差不多十多年前,我从沟口雄三先生的研究中获得了一个重要的启示,那就是在形而下层面建立理论思考是可能的。换言之,用经验的方式进行理论生产是可能的。应该说,思想史是创造“形而下之理”最适合的领域。沟口本人的李卓吾研究是这方面的典范,他的创造性就在于看似在讨论具体经验,但是由于这些经验无法回收到既有的理论框架中去,他就必须自己建立相应的视角并且打造分析工具。我们由此可以感知到形而下之理的力量。沟口本人似乎从来没有认为自己在进行理论性的讨论,然而他激活了“不容已”的能量之后,提供了理论想象的具体景观。他走得太快了,我们一下子跟不上,可能过了几代人之后,沟口研究的重要性才能显现出来。


回到你的问题上来。我通过李卓吾的“不容已”阐释鲁迅,其实是试图在李卓吾的“向死而生”与鲁迅的“我只得走”这两种思想姿态之间建立互文性。参照李卓吾,可以更好地了解鲁迅一生何以那样偏激。假如我们仅仅依靠抽象理论来解释鲁迅,那么这种偏激就被过滤掉或者被一笔带过。在日常生活中,偏激并不是做人的美德,如果用常识就事论事地思考,鲁迅的偏激就不可能进入人们的视野,反倒成为为尊者讳的对象。但是通过李卓吾与鲁迅的对照,把不容已作为一个基本视角来思考这种偏激背后隐藏的思想史理由,那么它就不再是能够忽略的问题了。

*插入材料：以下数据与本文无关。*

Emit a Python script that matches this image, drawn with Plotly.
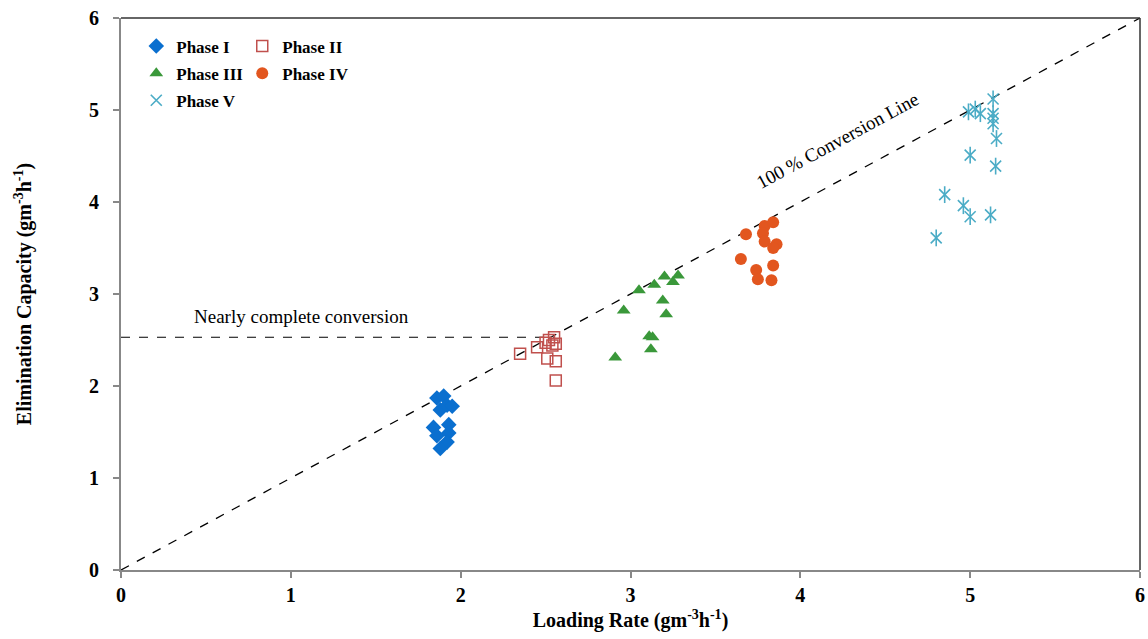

理论思维与形象思维一样,都需要想象力的滋养。我不认为理论把握活生生的对象比文学性的经验研究更困难,困难可能不在于是否采用理论的方式,而在于是否有足够的想象力。也许套用现成的理论模式或者理论结论来解释事物的方式并不是真正的理论工作,我们需要创造更多也更有魅力的理论形态。